** Aim of the exercise **
Go through the data below and gather each line containing "chart".

** Material **

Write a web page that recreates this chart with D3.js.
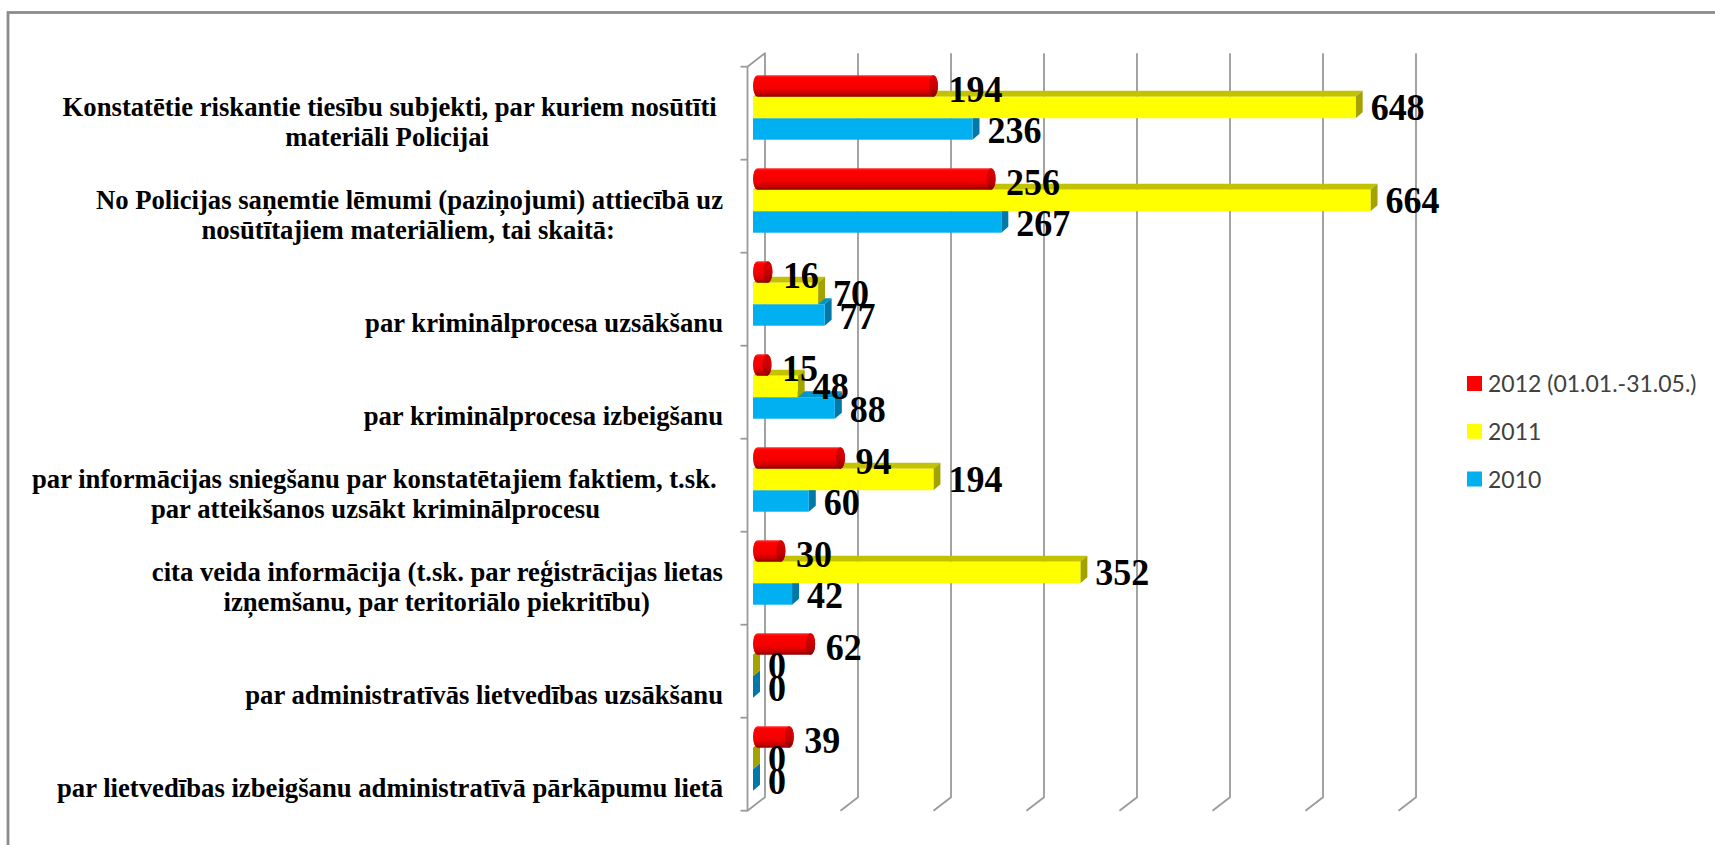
<!DOCTYPE html>
<html>
<head>
<meta charset="utf-8">
<script src="https://cdn.jsdelivr.net/npm/d3@7"></script>
<style>
  html, body { margin: 0; padding: 0; background: #fff; }
  svg { display: block; }
</style>
</head>
<body>
<svg id="chart" width="1715" height="845"></svg>
<script>
// ---------------- DATA ----------------
const categories = [
  ["Konstatētie riskantie tiesību subjekti, par kuriem nosūtīti", "materiāli Policijai"],
  ["No Policijas saņemtie lēmumi (paziņojumi) attiecībā uz", "nosūtītajiem materiāliem, tai skaitā:"],
  ["par kriminālprocesa uzsākšanu"],
  ["par kriminālprocesa izbeigšanu"],
  ["par informācijas sniegšanu par konstatētajiem faktiem, t.sk.", "par atteikšanos uzsākt kriminālprocesu"],
  ["cita veida informācija (t.sk. par reģistrācijas lietas", "izņemšanu, par teritoriālo piekritību)"],
  ["par administratīvās lietvedības uzsākšanu"],
  ["par lietvedības izbeigšanu administratīvā pārkāpumu lietā"]
];
const seriesNames = ["2012 (01.01.-31.05.)", "2011", "2010"];
const values2012 = [194, 256, 16, 15, 94, 30, 62, 39];
const values2011 = [648, 664, 70, 48, 194, 352, 0, 0];
const values2010 = [236, 267, 77, 88, 60, 42, 0, 0];
const gridTicks = [100, 200, 300, 400, 500, 600, 700];

// ---------------- LAYOUT ----------------
const svg = d3.select("#chart");

// right edge of each visible label line (px)
const labelLineEnds = [[716.7, 489], [723, 615], [723], [723], [716.7, 600], [723, 650], [723], [723]];

const bandTop = 66.7, bandBottom = 810.7;
const frontX0 = 747.5;                 // front plane, value 0
const depth = { dx: 17.5, dy: -13.5 }; // floor/wall depth
const barX0 = 753;                     // bar front face, value 0
const barDepth = { dx: 7, dy: -6 };
const pxPerUnit = 0.93;

const x = d3.scaleLinear().domain([0, 700]).range([0, 700 * pxPerUnit]);
const yBand = d3.scaleBand().domain(d3.range(categories.length)).range([bandTop, bandBottom]).padding(0);
const barH = 21.5, barOffset = 8.5;
const yInner = d3.scaleBand().domain([0, 1, 2]).range([barOffset, barOffset + 3 * barH]).padding(0);

const defs = svg.append("defs");

// frame
svg.append("rect").attr("x", 8).attr("y", 12.5).attr("width", 1730).attr("height", 880)
  .attr("fill", "none").attr("stroke", "#8c8c8c").attr("stroke-width", 2.8);

// ---- walls & gridlines ----
const gridColor = "#9a9a9a";
const g3d = svg.append("g");
const backTop = bandTop + depth.dy;
const backBottom = bandBottom + depth.dy;
g3d.append("path")
  .attr("d", `M${frontX0},${bandBottom} L${frontX0},${bandTop} L${frontX0 + depth.dx},${backTop} L${frontX0 + depth.dx},${backBottom} Z`)
  .attr("fill", "none").attr("stroke", gridColor).attr("stroke-width", 1.8).attr("stroke-linejoin", "round");
gridTicks.forEach(v => {
  const bx = frontX0 + depth.dx + x(v);
  g3d.append("path")
    .attr("d", `M${bx},${backTop} L${bx},${backBottom} L${bx - depth.dx},${bandBottom}`)
    .attr("fill", "none").attr("stroke", gridColor).attr("stroke-width", 1.8);
});
d3.range(categories.length + 1).forEach(i => {
  const yy = bandTop + i * yBand.bandwidth();
  g3d.append("line").attr("x1", frontX0 - 7).attr("x2", frontX0).attr("y1", yy).attr("y2", yy)
    .attr("stroke", gridColor).attr("stroke-width", 1.8);
});

// ---- gradients for red cylinder ----
const gRed = defs.append("linearGradient").attr("id", "redBody").attr("x1", 0).attr("y1", 0).attr("x2", 0).attr("y2", 1);
[[0, "#ff3030"], [0.12, "#ff0000"], [0.6, "#f40000"], [0.85, "#c80000"], [1, "#8a0000"]]
  .forEach(([o, c]) => gRed.append("stop").attr("offset", o).attr("stop-color", c));
const gCap = defs.append("linearGradient").attr("id", "redCap").attr("x1", 0).attr("y1", 0).attr("x2", 0).attr("y2", 1);
[[0, "#e00000"], [0.6, "#c40000"], [1, "#8a0000"]]
  .forEach(([o, c]) => gCap.append("stop").attr("offset", o).attr("stop-color", c));

const seriesStyle = [
  { values: values2012, kind: "cyl", front: "url(#redBody)", legend: "#ff0000", labelDy: 16 },
  { values: values2011, kind: "box", front: "#ffff00", top: "#c2c200", side: "#a3a300", legend: "#ffff00", labelDy: 13 },
  { values: values2010, kind: "box", front: "#00b0f0", top: "#0095cc", side: "#0079a8", legend: "#00b0f0", labelDy: 14 }
];

const bars = svg.append("g");
categories.forEach((cat, ci) => {
  [2, 1, 0].forEach(si => {
    const s = seriesStyle[si];
    const v = s.values[ci];
    const y0 = yBand(ci) + yInner(si);
    const y1 = y0 + barH;
    const xa = barX0, xb = barX0 + x(v);
    if (s.kind === "box") {
      const dx = barDepth.dx, dy = barDepth.dy;
      bars.append("path").attr("d", `M${xa},${y0} L${xa + dx},${y0 + dy} L${xb + dx},${y0 + dy} L${xb},${y0} Z`).attr("fill", s.top);
      bars.append("path").attr("d", `M${xb},${y0} L${xb + dx},${y0 + dy} L${xb + dx},${y1 + dy} L${xb},${y1} Z`).attr("fill", s.side);
      if (v > 0) bars.append("rect").attr("x", xa).attr("y", y0).attr("width", xb - xa).attr("height", barH).attr("fill", s.front);
    } else {
      const rx = 4.5, ry = barH / 2;
      const left = xa + rx;
      const right = Math.max(xb, left);
      bars.append("path")
        .attr("d", `M${left},${y0} L${right},${y0} A${rx},${ry} 0 0 1 ${right},${y1} L${left},${y1} A${rx},${ry} 0 0 1 ${left},${y0} Z`)
        .attr("fill", s.front);
      bars.append("ellipse").attr("cx", right).attr("cy", y0 + ry).attr("rx", rx).attr("ry", ry).attr("fill", "url(#redCap)");
    }
  });
});

// ---- data labels ----
const labelsG = svg.append("g").attr("font-family", "'Liberation Serif', 'Times New Roman', serif")
  .attr("font-weight", "bold").attr("font-size", 36).attr("fill", "#000");
categories.forEach((cat, ci) => {
  [2, 1, 0].forEach(si => {
    const s = seriesStyle[si];
    const v = s.values[ci];
    const y0 = yBand(ci) + yInner(si);
    labelsG.append("text")
      .attr("transform", `translate(${barX0 + x(v) + 15},${y0 + barH / 2 + s.labelDy}) scale(1,1.07)`)
      .text(d3.format("d")(v));
  });
});

// ---- category labels ----
const catG = svg.append("g").attr("font-family", "'Liberation Serif', 'Times New Roman', serif")
  .attr("font-weight", "bold").attr("font-size", 26.7).attr("fill", "#000").attr("text-anchor", "end");
categories.forEach((lines, ci) => {
  const lastBaseline = yBand(ci) + yBand.bandwidth() - 14;
  lines.forEach((ln, li) => {
    catG.append("text")
      .attr("x", labelLineEnds[ci][li])
      .attr("y", lastBaseline - (lines.length - 1 - li) * 30)
      .text(ln);
  });
});

// ---- legend ----
const legendY = d3.scalePoint().domain(seriesNames).range([383.5, 479]);
const leg = svg.append("g");
seriesNames.forEach((name, i) => {
  const cy = legendY(name);
  leg.append("rect").attr("x", 1467).attr("y", cy - 7.5).attr("width", 15).attr("height", 15).attr("fill", seriesStyle[i].legend);
  leg.append("text").attr("x", 1488).attr("y", cy + 8.5).attr("font-family", "Lato, 'Noto Sans', sans-serif")
    .attr("font-size", 23).attr("fill", "#404040").text(name);
});
</script>
</body>
</html>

** Solved exercise **
Write a web page that recreates this chart with D3.js.
<svg id="chart" width="1715" height="845"></svg>
const svg = d3.select("#chart");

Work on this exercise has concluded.